Ahora, qué puede importarnos el tiempo que se cuela por entre sus sonetos, dignos de Apolo, sus epigramas, sus endecasílabos y ese murmullo tenue de su conversación cotidiana en algún sitio de Montevideo, plantado como un árbol sencillo, en el perplejo imaginario de nuestras ciudades, frente a los barcos que vienen y van con mercancías superfluas o regresan sin rumbo, sin voluntad alguna. ¿Quién sería capaz de intentar dividir su rica biografía entre Paso de los Toros, Montevideo, Buenos Aires, Lima, el desierto de Atacama, Mallorca, La Habana, Madrid, por cuyo paisaje se esparcieron los mejores poemas de un siglo aturdido e injusto, es decir, de su tiempo? No seré yo quien trace los círculos concéntricos de ese ritmo insaciable, de ese misterio suyo que expresa: «Somos mucho más que dos».

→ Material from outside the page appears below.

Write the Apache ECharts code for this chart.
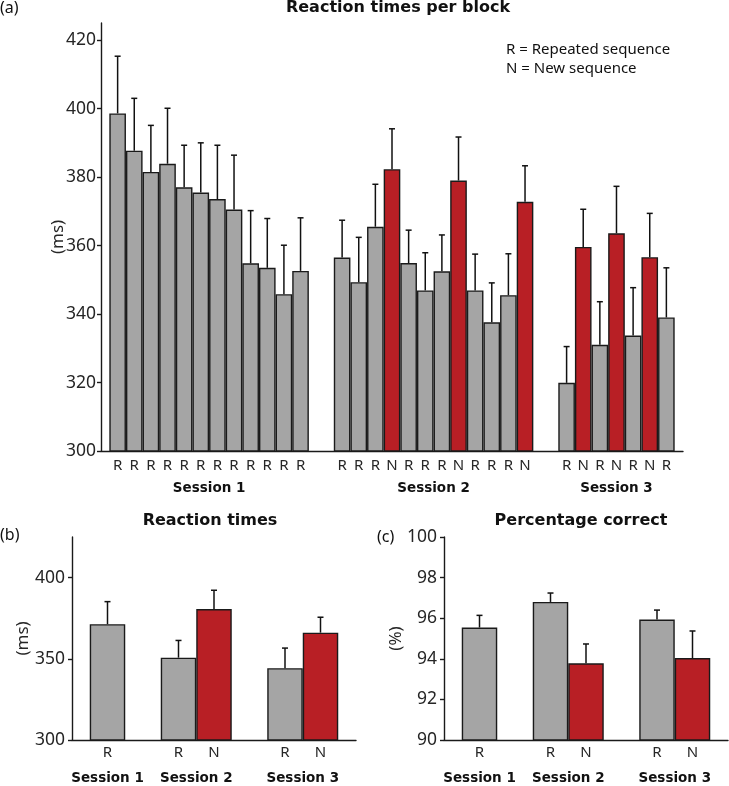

Tanto aprendí, tanto hemos aprendido con Mario que los que hoy cantamos y escribimos, con su lengua hablamos. Mario no asimila retóricas posibles por eso es que no cabe, no puede ser tronchado en partecitas para ser entregadas a un Olimpo de dioses trasnochados. Mario viviendo con su asma, con esa misma Luz en un breve balcón, escribiendo poemas sin cesar, burlando el rastro de sus fracasados perseguidores, oyendo siempre el grito ahogado de aquel torturador, disfrazado de fantasma azul. Mario, triunfando siempre con la verdad en la mano y, escondido, tal vez, en el capítulo inicial de una novela inconclusa donde lo espera, sentada, la marioneta de trapo con la que Gabriel García Márquez quiso pintar un poema de Mario con un sueño de Van Gogh… y sobre las estrellas montevideanas… un 17 de mayo de 2009. Ahora, sus lectores vamos a entrar, con mucho gusto, en los preparativos de su primer centenario.